THE CURRENT IMMIGRATION CONTROVERSY, where the federal government is suing Arizona for enforcing a state immigration law that is less invasive than its federal counterpart, once again raises cries from the left of racial profiling.
As if that were a bad thing. Not just profiling, but racial profiling. Oh, the horror!
Let’s say I’m driving home late one night and I am stopped by a policeman because my car matches the description of a car leaving the scene of a crime. A quick check of my license and registration resolves the issue and soon I’m on my way. I was just car profiled.
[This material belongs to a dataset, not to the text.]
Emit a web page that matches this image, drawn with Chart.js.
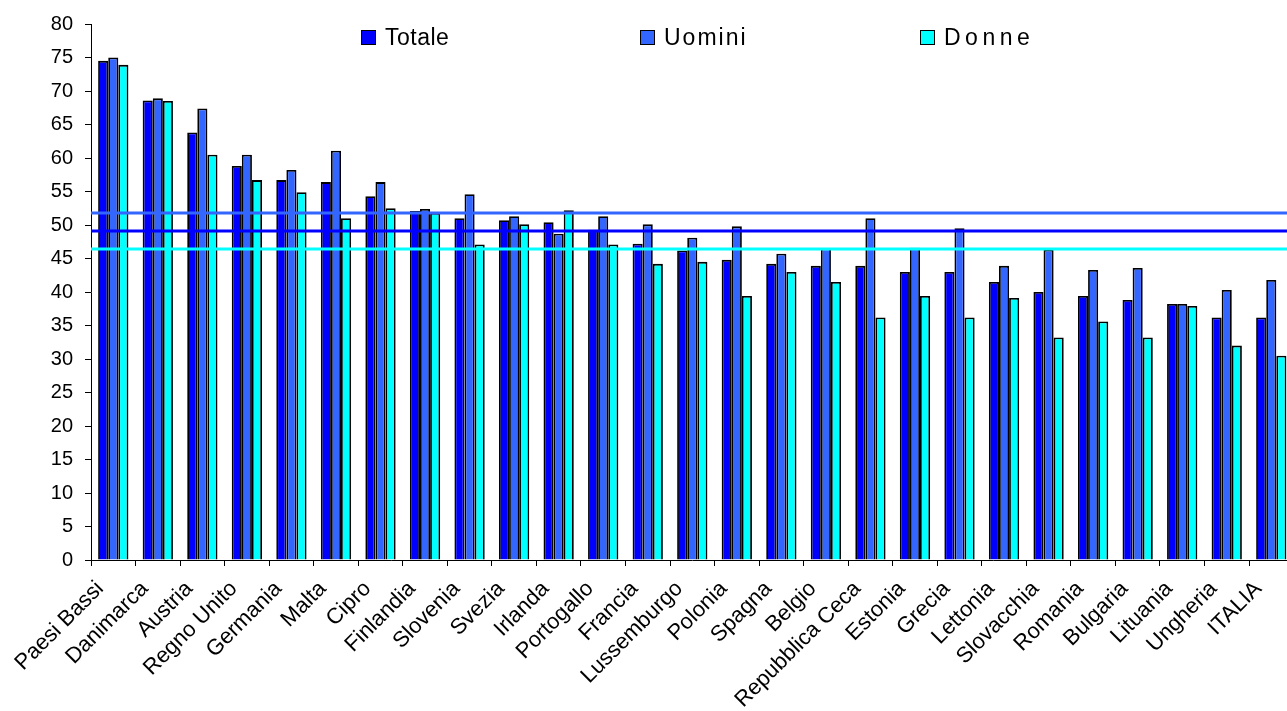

But what if the car was seen leaving a bar after a woman had been mugged by a man? I might be delayed for a substantially longer time because I am a man driving a car fitting the witnesses’ description. I might sit in the back of the police cruiser for some time as my alibi is checked out. When it is, I am let go and the police say, “Sorry, sir, but we had to be sure.” In addition to being car profiled, I was gender profiled.
Now, let’s take it one step further. Say the witnesses of the mugging noted that the assailant drove a car like mine, was male, and was white. As I sit handcuffed in the back of the police cruiser, another man driving a car like mine is allowed to pass. Why don’t they stop him?
Because he’s black. I have just been racially profiled.
Now, tell me truthfully, how is racial profiling any different than car or gender profiling? All these profiles help law enforcement find the guilty party. Eventually, the police will discover that I am not the perpetrator and will let me go. I might spend the night in jail, but I will be let go because I am innocent. Indeed, if I am arrested, I will pray that they profile every white man driving a car like mine within a hundred miles of that bar in order to find the criminal and let me go free.
Someone is going to say that the police are not interested in catching criminals, only in making arrests. I will only say that such police should be exposed and punished. But the other 99% are trying to catch criminals, not arrest innocent people.
In this light, the immigration debate becomes quite simple. Since 99% of the illegal aliens in this country are Hispanic (due to our contiguous borders with Mexico), it makes perfect sense to focus on the Hispanic population when seeking illegals. When I travel in South America, I always carry my passport with me. I stick out like a sore thumb because of my race. Soldiers at provincial border checks single me out and ask me for my identification. I am not surprised or offended. The vast majority of the people around me have dark skin; I do not. I am, therefore, by definition, “alien” and thus accorded scrutiny. That’s why I got the visa and passport in the first place, so I could enter their country legally and, notwithstanding the inconvenience of having to produce my documents, can move freely within the country.
Given the tens of millions of illegal aliens now in my country due to the dysfunction of their countries and our porous southern border, it therefore makes perfect sense to ask all Hispanics for identification. Only those who are not citizens have anything to fear; lawfully-admitted foreigners and naturalized American citizens will suffer only minor inconveniences. I doubt anybody with proper identification will find themselves sitting handcuffed in the back of a police cruiser. You provide ID when you write a check at the grocery store, don’t you?
The core truth behind the immigration debate is the desire of the democratic party to increase its voter base. Since the vast majority of democrats vote that way because they see the government as a provider of goods and services and not as a thief of wealth, democratic votes are obtained by interest group bribery: affirmative action for the black community, government contracts for the unions, and anchor-baby citizenship for illegal Hispanics, who really should be called “undocumented democrats.”
So all this whining about racial profiling is a mere smoke screen. Every day, I am profiled in a dozen different ways. The credit card offers I receive in the mail are economic profiles. The yard maintenance flyer on my front door is a home-ownership profile. Even the ads that pop up on my Facebook page are tailored to the profile I authored there. Most of these profiling measures are minor inconveniences; some, like a mistaken arrest, can be greatly disturbing. But every day we’re profiled in order to maintain a safe and secure society.
Seems a small price to pay. So, profile me . . . please! I have ID and an alibi.